Break the rules? Go to jail

Sounds sorta like the War on Drugs. And to me, this is designed for attorney’s who want to make more money.

Require mental-illness reporting

Good idea – in general. Subject to a lot of checks and balances to account for misuse and abuse.

Host a voluntary gun buyback
 

This is just a bad idea. How long does Ken think it’d take for “all of this to be completed and licenses issued?” My guess is about 20 to 30 years if starting tomorrow. 

And the idea that “a buyback program directed more to the areas where the most crime occurs” is just plain ignorant. Just like in Chicago, go out to the suburbs to buy your guns. And I can just imagine the political fallout associated with targeting a predominantly poor, crime ridden area for a buy back?

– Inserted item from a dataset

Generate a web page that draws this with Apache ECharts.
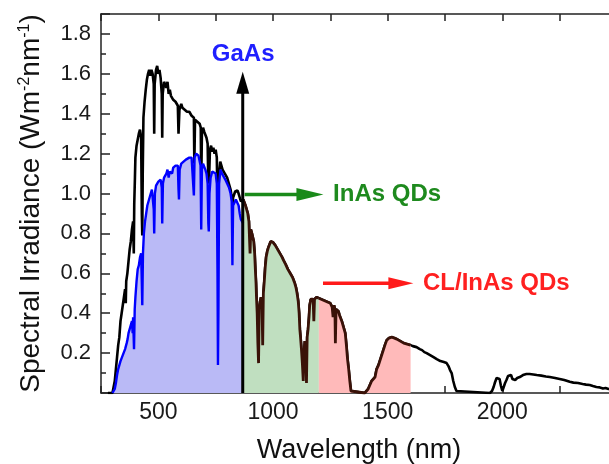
<!DOCTYPE html>
<html>
<head>
<meta charset="utf-8">
<script src="https://cdn.jsdelivr.net/npm/echarts@6.0.0/dist/echarts.min.js"></script>
<style>
html, body { margin: 0; padding: 0; background: #fff; }
#chart { width: 609px; height: 464px; }
</style>
</head>
<body>
<div id="chart"></div>
<script>
// tick labels
const xLabels = [500, 1000, 1500, 2000];
const yLabels = [0.2, 0.4, 0.6, 0.8, 1.0, 1.2, 1.4, 1.6, 1.8];

// band edges (nm)
const gaasEdge = 870;
const inasEdge = 1200;
const clEdge = 1600;

// black spectrum [nm, W m-2 nm-1]
const blackSpectrum = [
    [280,0],[300,0],[305,0.01],[310,0.06],[315,0.12],[320,0.18],[325,0.24],[330,0.28],[335,0.36],[340,0.40],
    [345,0.44],[350,0.48],[355,0.52],[358,0.45],[360,0.56],[365,0.60],[370,0.66],[375,0.72],[380,0.76],[385,0.82],
    [390,0.86],[393,0.70],[395,0.95],[398,1.08],[400,1.18],[405,1.24],[410,1.27],[415,1.30],[420,1.32],[425,1.28],
    [428,0.90],[430,0.79],[432,1.10],[435,1.38],[440,1.46],[445,1.52],[450,1.57],[455,1.60],[460,1.62],[465,1.59],
    [470,1.62],[475,1.60],[480,1.55],[482,1.30],[484,1.55],[490,1.62],[495,1.64],[500,1.60],[505,1.62],[510,1.58],
    [515,1.50],[517,1.28],[519,1.50],[525,1.56],[530,1.55],[535,1.53],[540,1.56],[545,1.50],[550,1.52],[555,1.49],
    [560,1.50],[565,1.47],[570,1.48],[575,1.46],[580,1.45],[585,1.44],[588,1.30],[590,1.29],[592,1.42],[600,1.45],
    [605,1.43],[610,1.44],[615,1.42],[620,1.43],[625,1.41],[630,1.40],[635,1.41],[640,1.40],[645,1.39],[650,1.40],
    [655,1.38],[657,1.15],[660,1.37],[665,1.38],[670,1.36],[675,1.37],[680,1.35],[685,1.33],[687,1.05],[690,1.30],
    [695,1.33],[700,1.31],[705,1.30],[710,1.28],[715,1.25],[718,1.05],[722,1.10],[725,1.22],[730,1.24],[735,1.21],
    [740,1.23],[745,1.20],[750,1.22],[755,1.18],[758,0.95],[762,0.80],[765,1.10],[770,1.16],[775,1.14],[780,1.12],
    [785,1.13],[790,1.10],[795,1.11],[800,1.08],[805,1.06],[810,1.04],[815,1.02],[820,0.98],[823,0.92],[826,0.98],
    [830,0.99],[835,1.01],[840,1.02],[845,1.015],[850,1.00],[855,0.98],[860,0.96],[865,0.95],[870,0.97],
    [875,0.96],[880,0.94],[885,0.92],[890,0.90],[895,0.86],[898,0.76],[900,0.70],[903,0.82],[908,0.80],[912,0.79],
    [916,0.76],[920,0.70],[923,0.62],[926,0.55],[928,0.48],[931,0.40],[934,0.25],[937,0.15],[940,0.42],[944,0.46],
    [948,0.48],[952,0.45],[955,0.24],[958,0.50],[962,0.56],[966,0.63],[970,0.68],[975,0.71],[980,0.73],[985,0.74],
    [990,0.76],[995,0.76],[1000,0.755],[1005,0.75],[1010,0.74],[1018,0.73],[1025,0.71],[1032,0.70],[1040,0.68],[1046,0.665],
    [1055,0.645],[1065,0.62],[1075,0.60],[1085,0.58],[1095,0.55],[1100,0.53],[1105,0.50],[1110,0.46],[1114,0.40],[1117,0.32],
    [1120,0.28],[1124,0.22],[1128,0.15],[1132,0.06],[1135,0.20],[1139,0.26],[1143,0.22],[1146,0.05],[1149,0.28],[1153,0.32],
    [1157,0.38],[1160,0.44],[1165,0.47],[1170,0.48],[1175,0.47],[1178,0.36],[1181,0.47],[1190,0.48],[1200,0.475],[1210,0.47],
    [1220,0.465],[1230,0.46],[1240,0.455],[1250,0.45],[1258,0.43],[1262,0.38],[1266,0.44],[1270,0.42],[1272,0.25],[1275,0.42],
    [1280,0.43],[1285,0.41],[1290,0.39],[1295,0.375],[1300,0.36],[1305,0.34],[1310,0.32],[1315,0.30],[1320,0.24],[1325,0.17],
    [1330,0.12],[1335,0.06],[1340,0.01],[1345,0],[1400,0],[1408,0.005],[1415,0.02],[1423,0.03],[1430,0.06],[1437,0.05],
    [1445,0.08],[1452,0.12],[1460,0.14],[1467,0.165],[1474,0.19],[1481,0.215],[1488,0.24],[1496,0.265],[1505,0.275],[1518,0.28],
    [1530,0.275],[1540,0.27],[1547,0.27],[1555,0.26],[1562,0.265],[1570,0.25],[1576,0.25],[1585,0.245],[1592,0.24],[1600,0.24],
    [1610,0.235],[1626,0.23],[1640,0.22],[1650,0.215],[1660,0.205],[1670,0.20],[1685,0.19],[1700,0.18],[1714,0.17],[1730,0.16],
    [1745,0.155],[1757,0.15],[1765,0.135],[1772,0.115],[1779,0.10],[1786,0.06],[1793,0.03],[1800,0.01],[1808,0],[1946,0],
    [1955,0.01],[1962,0.03],[1967,0.05],[1975,0.075],[1982,0.08],[1988,0.07],[1994,0.035],[2000,0.01],[2005,0.02],[2012,0.05],
    [2018,0.065],[2025,0.085],[2032,0.095],[2038,0.09],[2044,0.07],[2050,0.06],[2056,0.065],[2065,0.075],[2076,0.08],[2090,0.09],
    [2105,0.095],[2119,0.095],[2135,0.093],[2150,0.09],[2170,0.087],[2190,0.083],[2207,0.08],[2230,0.075],[2250,0.07],[2270,0.065],
    [2294,0.056],[2310,0.052],[2330,0.05],[2350,0.045],[2365,0.042],[2381,0.04],[2395,0.035],[2410,0.03],[2425,0.028],[2439,0.023],
    [2450,0.025],[2463,0.02],[2480,0.018],[2500,0.015]
];

// blue spectrum, up to the GaAs edge
const blueSpectrum = [
    [300,0],[305,0],[310,0.02],[315,0.05],[320,0.09],[325,0.12],[330,0.14],[335,0.16],[340,0.17],[345,0.19],
    [350,0.20],[355,0.22],[358,0.21],[362,0.25],[366,0.27],[370,0.30],[375,0.31],[380,0.34],[385,0.36],[388,0.30],
    [390,0.38],[394,0.22],[397,0.42],[400,0.48],[405,0.56],[410,0.62],[415,0.64],[420,0.68],[425,0.70],[428,0.55],
    [430,0.44],[433,0.70],[437,0.80],[442,0.86],[447,0.90],[452,0.94],[457,0.96],[462,0.98],[467,1.00],[472,1.02],
    [477,1.01],[480,0.92],[482,0.80],[485,1.00],[490,1.04],[495,1.05],[500,1.06],[505,1.05],[510,1.07],[515,1.03],
    [517,0.85],[520,1.05],[525,1.08],[530,1.09],[535,1.10],[540,1.12],[545,1.08],[550,1.11],[555,1.12],[560,1.10],
    [565,1.13],[570,1.12],[575,1.14],[580,1.13],[585,1.14],[588,1.02],[590,0.97],[593,1.12],[600,1.15],[610,1.16],
    [620,1.17],[626,1.17],[635,1.18],[645,1.18],[652,1.17],[655,0.99],[658,1.18],[665,1.20],[670,1.21],[675,1.19],
    [680,1.18],[684,1.14],[687,0.82],[690,1.12],[695,1.15],[700,1.14],[705,1.12],[710,1.10],[715,1.05],[718,0.85],
    [720,0.81],[723,1.00],[728,1.08],[735,1.11],[742,1.12],[750,1.10],[755,1.05],[758,0.60],[760,0.14],[762,0.40],
    [765,1.05],[771,1.12],[778,1.10],[785,1.09],[792,1.07],[800,1.06],[808,1.03],[815,1.00],[820,0.96],[823,0.64],
    [826,0.94],[832,0.95],[838,0.97],[844,0.97],[850,0.94],[855,0.90],[860,0.87],[865,0.86],[870,0.85]
];

// annotations: [label, x, y]
const gaasLabel = ['GaAs', 870, 1.70];
const inasLabel = ['InAs QDs', 1262, 0.995];
const clLabel = ['CL/InAs QDs', 1654, 0.55];
// arrows: [x1, y1, x2, y2] tip at x2,y2
const gaasArrow = [868, 0, 868, 1.61];
const inasArrow = [876, 0.995, 1220, 0.995];
const clArrow = [1218, 0.55, 1612, 0.55];

const inasPart = blackSpectrum.filter(p => p[0] >= gaasEdge && p[0] <= inasEdge);
const clPart = blackSpectrum.filter(p => p[0] >= inasEdge && p[0] <= clEdge);

const FONT = '"Liberation Sans", Arial, sans-serif';
const axisCol = '#222';

let myChart = echarts.init(document.getElementById('chart'));

let option = {
    animation: false,
    backgroundColor: '#fff',
    textStyle: { fontFamily: FONT },
    grid: { left: 101, top: 14, right: -8, bottom: 71, outerBoundsMode: 'none' },
    xAxis: [
        {
            type: 'value', min: 250, max: 2500, interval: 250,
            name: 'Wavelength (nm)', nameLocation: 'middle', nameGap: 44,
            nameTextStyle: { fontSize: 27, color: '#111', fontFamily: FONT },
            axisLine: { lineStyle: { color: axisCol, width: 1.5 } },
            axisTick: { inside: true, length: 7, lineStyle: { color: axisCol, width: 1.5 } },
            axisLabel: {
                interval: 0, fontSize: 23, color: '#1a1a1a', margin: 8, fontFamily: FONT,
                formatter: v => xLabels.includes(v) ? String(v) : ''
            },
            splitLine: { show: false }
        },
        {
            type: 'value', position: 'top', min: 250, max: 2500, interval: 250,
            axisLine: { lineStyle: { color: axisCol, width: 1.5 } },
            axisTick: { inside: true, length: 7, lineStyle: { color: axisCol, width: 1.5 } },
            axisLabel: { show: false },
            splitLine: { show: false }
        }
    ],
    yAxis: {
        type: 'value', min: 0, max: 1.9, interval: 0.2,
        name: 'Spectral Irradiance (Wm{sup|-2}nm{sup|-1})',
        nameLocation: 'middle', nameGap: 55,
        nameTextStyle: {
            fontSize: 28, color: '#111', fontFamily: FONT,
            rich: { sup: { fontSize: 16, fontFamily: FONT, color: '#111', padding: [0, 0, 13, 0] } }
        },
        axisLine: { show: true, lineStyle: { color: axisCol, width: 1.5 } },
        axisTick: { inside: true, length: 9, lineStyle: { color: axisCol, width: 1.5 } },
        minorTick: { show: true, splitNumber: 2, length: 5, lineStyle: { color: axisCol, width: 1.5 } },
        axisLabel: {
            fontSize: 22, color: '#1a1a1a', margin: 10, fontFamily: FONT,
            formatter: v => yLabels.some(t => Math.abs(t - v) < 1e-6) ? v.toFixed(1) : ''
        },
        splitLine: { show: false }
    },
    series: [
        {
            name: 'black', type: 'line', data: blackSpectrum, showSymbol: false, z: 2,
            lineStyle: { color: '#000', width: 2.6 }
        },
        {
            name: 'GaAs', type: 'line', data: blueSpectrum, showSymbol: false, z: 3,
            lineStyle: { color: '#0000ff', width: 2.4 },
            areaStyle: { color: '#babaf6', opacity: 1 }
        },
        {
            name: 'InAs QDs', type: 'line', data: inasPart, showSymbol: false, z: 3,
            lineStyle: { color: '#3a1208', width: 2.8 },
            areaStyle: { color: '#c0dfc0', opacity: 1 }
        },
        {
            name: 'CL/InAs QDs', type: 'line', data: clPart, showSymbol: false, z: 3,
            lineStyle: { color: '#3a1208', width: 2.8 },
            areaStyle: { color: '#ffbaba', opacity: 1 }
        }
    ]
};
myChart.setOption(option);

// arrows and labels placed through the chart's own scales
function px(x, y) {
    return myChart.convertToPixel({ xAxisIndex: 0, yAxisIndex: 0 }, [x, y]);
}
function arrow(a, color, lw, headLen, headW) {
    let s = px(a[0], a[1]);
    let t = px(a[2], a[3]);
    let dx = t[0] - s[0], dy = t[1] - s[1];
    let len = Math.sqrt(dx * dx + dy * dy);
    let ux = dx / len, uy = dy / len;
    let bx = t[0] - ux * headLen, by = t[1] - uy * headLen;
    return [
        { type: 'line', z: 100, shape: { x1: s[0], y1: s[1], x2: bx + ux, y2: by + uy },
          style: { stroke: color, lineWidth: lw } },
        { type: 'polygon', z: 100, shape: { points: [
            [t[0], t[1]],
            [bx - uy * headW / 2, by + ux * headW / 2],
            [bx + uy * headW / 2, by - ux * headW / 2]
        ] }, style: { fill: color } }
    ];
}
function label(l, color, align) {
    let p = px(l[1], l[2]);
    return { type: 'text', z: 100, x: p[0], y: p[1], style: {
        text: l[0], fill: color, fontSize: 24, fontWeight: 'bold', fontFamily: FONT,
        align: align, verticalAlign: 'middle'
    } };
}
myChart.setOption({
    graphic: [].concat(
        arrow(gaasArrow, '#000', 3, 22, 13),
        arrow(inasArrow, '#1a8a1a', 3.5, 27, 13),
        arrow(clArrow, '#ff1a1a', 3.5, 25, 12),
        [label(gaasLabel, '#1f1fff', 'center'),
         label(inasLabel, '#1e8a1e', 'left'),
         label(clLabel, '#ff2020', 'left')]
    )
});
</script>
</body>
</html>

Keep license data confidential

This one is just rich! “The data, names and locations of licensed individuals shall not be divulged to any other government branch, bureau, agency or individual without first obtaining a court order, which can be granted only with reasonable cause.” Hahaha…uh huh...sure the list won’t be divulged.

One Good Idea Out of Nine

So I think Ken is in the ballpark on one of his nine ways to “fix the gun problem.” And to be sure he’s also correct that “this is not a perfect solution.” Unfortunately, I don’t think it’s even a moderately good solution. It’s a very poor solution designed to add overhead without any consideration for expected value and to line the wallet of lawyers. 


Note: I really didn't plan to write this post. I rattled it off very quickly. Maybe I should share more later?